报告题目:Locally bi-2-transitive graphs and cycle-regular graphs
报告人:周进鑫教授(北京交通大学)
报告时间:2022年10月28日(周五) 14:00-15:00
腾讯会议:会议 ID:815-504-273
摘要:A vertex-transitive but not edge-transitive graph $G$ is called {\em locally bi-$2$-transitive\/} if the stabiliser $S$ in the full automorphism group of $G$ of every vertex $v$ of $G$ has two orbits of equal size on the neighbourhood of $v$, and $S$ acts $2$-transitively on each of these two orbits. Also a graph is called {\em cycle-regular\/} if the number of cycles of a given length passing through a given edge in the graph is a constant, and a graph with girth $g$ is called {\em edge-girth-regular\/} if the number of cycles of length $g$ passing through any edge in the graph is a constant.
In this talk, I shall discuss the characterization of edge-girth-regular and locally bi-$2$-transitive graphs of girth $3$. It is proved that a graph of girth $3$ is edge-girth-regular and locally bi-$2$-transitive if and only if $\G$ is the line graph of a semi-symmetric locally $3$-transitive graph. Then as an application, we prove that every tetravalent edge-girth-regular locally bi-$2$-transitive graph of girth $3$ is cycle-regular.
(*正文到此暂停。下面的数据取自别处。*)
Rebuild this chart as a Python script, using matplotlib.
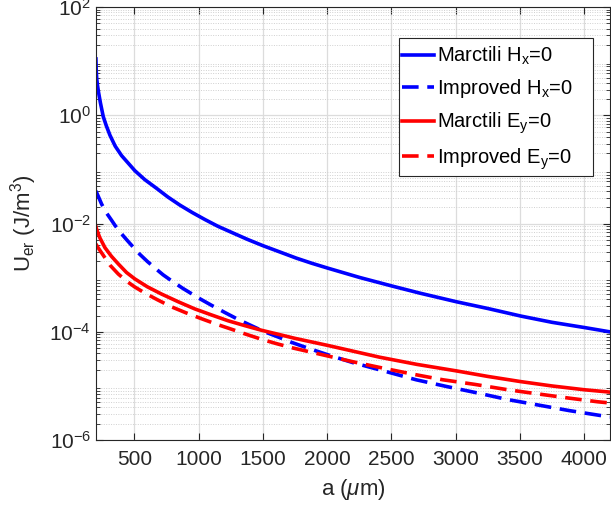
import matplotlib
matplotlib.use('Agg')
import matplotlib.pyplot as plt
from matplotlib.patches import Rectangle
from matplotlib.ticker import LogLocator, FixedLocator, NullFormatter
import numpy as np

plt.rcParams['font.family'] = ['Liberation Sans', 'DejaVu Sans']
plt.rcParams['mathtext.fontset'] = 'custom'
plt.rcParams['mathtext.rm'] = 'Liberation Sans'
plt.rcParams['mathtext.it'] = 'Liberation Sans:italic'

# values (a in um, U_er in J/m^3)
a_marc_hx = [200, 202, 206, 212, 220, 235, 257, 280, 309, 350, 400, 503, 580, 671, 760, 853, 950,
             1048, 1150, 1267, 1380, 1501, 1630, 1760, 1880, 2006, 2253, 2507, 2720, 3005, 3250,
             3510, 3750, 4003, 4200]
u_marc_hx = [11.0, 7.0, 4.8, 3.6, 2.7, 1.7, 0.95, 0.65, 0.43, 0.27, 0.18, 0.095, 0.065, 0.045,
             0.031, 0.0220, 0.0160, 0.0119, 0.0089, 0.0067, 0.0051, 0.0039, 0.0030, 0.0023, 0.00185,
             0.0015, 1.01e-3, 7.0e-4, 5.2e-4, 3.6e-4, 2.7e-4, 1.95e-4, 1.5e-4, 1.2e-4, 1.0e-4]

a_imp_hx = [200, 218, 244, 280, 322, 348, 387, 440, 503, 542, 600, 684, 723, 800, 879, 931, 1000,
            1099, 1200, 1306, 1410, 1514, 1620, 1722, 1850, 2000, 2200, 2460, 2693, 2927, 3173,
            3406, 3653, 3886, 4145, 4200]
u_imp_hx = [0.040, 0.032, 0.023, 0.016, 0.0115, 0.0093, 0.0070, 0.0050, 0.0034, 0.0027, 0.0020,
            0.00135, 0.00113, 8.4e-4, 6.3e-4, 5.3e-4, 4.2e-4, 3.1e-4, 2.3e-4, 1.7e-4, 1.3e-4,
            1.0e-4, 8.0e-5, 6.4e-5, 5.0e-5, 3.8e-5, 2.7e-5, 1.84e-5, 1.3e-5, 9.8e-6, 7.4e-6, 5.6e-6,
            4.4e-6, 3.5e-6, 2.8e-6, 2.65e-6]

a_marc_ey = [200, 205, 230, 270, 320, 374, 438, 503, 600, 710, 840, 970, 1100, 1229, 1360, 1488,
             1620, 1747, 2006, 2200, 2408, 2700, 3005, 3250, 3510, 3750, 4003, 4200]
u_marc_ey = [0.0088, 0.0079, 0.0055, 0.0036, 0.0025, 0.0018, 0.00125, 9.5e-4, 6.8e-4, 5.0e-4,
             3.6e-4, 2.65e-4, 2.05e-4, 1.6e-4, 1.3e-4, 1.07e-4, 9.0e-5, 7.6e-5, 5.6e-5, 4.4e-5,
             3.4e-5, 2.5e-5, 1.9e-5, 1.5e-5, 1.2e-5, 1.0e-5, 8.5e-6, 7.7e-6]

a_imp_ey = [200, 213, 257, 310, 374, 440, 500, 581, 680, 788, 900, 1021, 1140, 1254, 1370, 1488,
            1600, 1722, 2000, 2200, 2408, 2668, 2901, 3148, 3394, 3627, 3873, 4106, 4200]
u_imp_ey = [0.0042, 0.0037, 0.0026, 0.0017, 0.00117, 8.6e-4, 6.8e-4, 5.2e-4, 3.9e-4, 2.9e-4,
            2.25e-4, 1.75e-4, 1.38e-4, 1.12e-4, 9.0e-5, 7.3e-5, 6.1e-5, 5.1e-5, 3.6e-5, 2.8e-5,
            2.2e-5, 1.65e-5, 1.3e-5, 1.07e-5, 8.6e-6, 7.2e-6, 6.0e-6, 5.1e-6, 4.85e-6]

x_ticks = [500, 1000, 1500, 2000, 2500, 3000, 3500, 4000]
y_ticks = [1e-6, 1e-4, 1e-2, 1e0, 1e2]
y_tick_labels = ['10^{-6}', '10^{-4}', '10^{-2}', '10^{0}', '10^{2}']

dark = '#262626'
W, H = 611, 507
fig = plt.figure(figsize=(W / 100, H / 100), dpi=100)
ax = fig.add_axes([0.157, 0.132, 0.841, 0.854])

lw = 2.6
dash = (4.6, 2.4)
ax.semilogy(a_marc_hx, u_marc_hx, color='#0000ff', lw=lw, label=r'Marctili H$_\mathrm{x}$=0')
ax.semilogy(a_imp_hx, u_imp_hx, color='#0000ff', lw=lw, ls=(0, dash), label=r'Improved H$_\mathrm{x}$=0')
ax.semilogy(a_marc_ey, u_marc_ey, color='#ff0000', lw=lw, label=r'Marctili E$_\mathrm{y}$=0')
ax.semilogy(a_imp_ey, u_imp_ey, color='#ff0000', lw=lw, ls=(0, dash), label=r'Improved E$_\mathrm{y}$=0')

ax.set_xlim(200, 4200)
ax.set_ylim(1e-6, 1e2)
ax.xaxis.set_major_locator(FixedLocator(x_ticks))
ax.yaxis.set_major_locator(FixedLocator(y_ticks))
ax.yaxis.set_minor_locator(LogLocator(base=10, subs=np.arange(2, 10)))
ax.yaxis.set_minor_formatter(NullFormatter())
ax.set_yticklabels([r'$\mathregular{%s}$' % t for t in y_tick_labels])

ax.grid(True, which='major', color='#dcdcdc', lw=0.9)
ax.grid(True, which='minor', axis='y', color='#d0d0d0', lw=0.7, ls=(0, (1, 1.5)))
ax.set_axisbelow(True)

ax.tick_params(which='both', direction='in', top=True, right=True, colors=dark, labelsize=15)
ax.tick_params(which='major', length=5, width=0.8)
ax.tick_params(axis='x', which='major', pad=7)
ax.tick_params(which='minor', length=3, width=0.6)
for s in ax.spines.values():
    s.set_color(dark)
    s.set_linewidth(0.8)

ax.set_xlabel(r'a ($\mu$m)', fontsize=16, color=dark, labelpad=6)
ax.set_ylabel(r'U$_\mathrm{er}$ (J/m$^\mathrm{3}$)', fontsize=16, color=dark)
ax.yaxis.set_label_coords(-0.11, 0.5)

# MATLAB-style legend box: wider than its text, drawn separately
box = Rectangle((399 / W, 1 - 176 / H), 194 / W, 138 / H, transform=fig.transFigure,
                facecolor='white', edgecolor=dark, lw=0.8, zorder=4.9, clip_on=False)
ax.add_patch(box)
leg = ax.legend(loc='upper left', bbox_to_anchor=(402 / W, 1 - 45 / H), bbox_transform=fig.transFigure,
                fontsize=14.5, handlelength=1.6, handletextpad=0.15, labelspacing=0.5, borderpad=0,
                borderaxespad=0, frameon=False)

fig.savefig('out.png', dpi=100)
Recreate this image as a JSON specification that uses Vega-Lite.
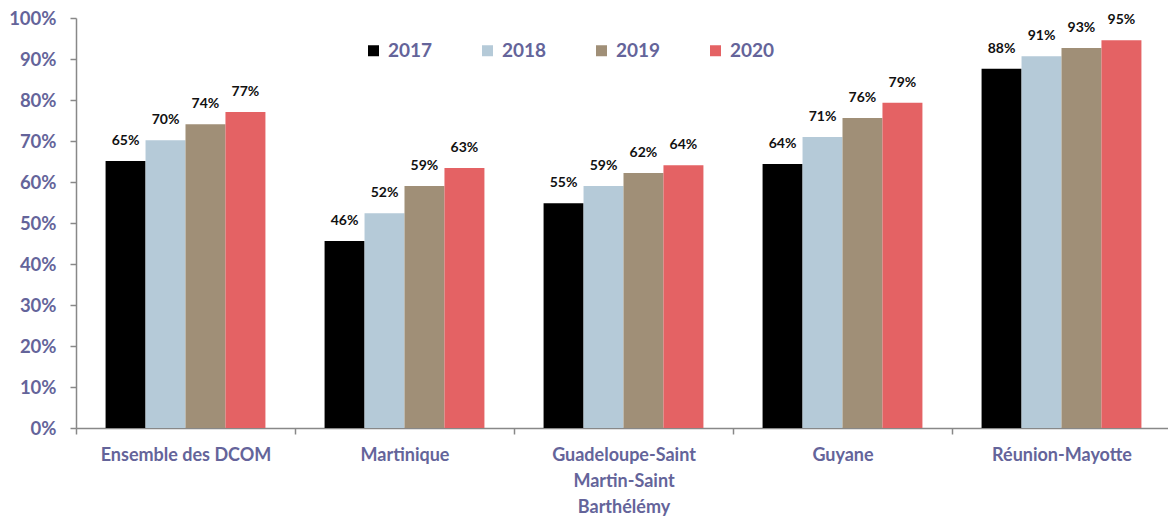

This shows that vertex-transitive cycle-regular graphs need not to be edge-transitive, and hence resolves the problem posed by Fouquet and Hahn at the end of their paper `Cycle regular graphs need not be transitive', in {\em Discrete Appl. Math.} 113 (2001) 261--264.
报告人简介:周进鑫,北京交通大学教授,主要从事图的对称性研究。先后主持完成国家青年基金一项,面上项目两项,目前正在主持面上项目一项。在组合及图论领域权威JCTA/B,Combinatorica,JGT,JACO,EJC等期刊发表论文60余篇。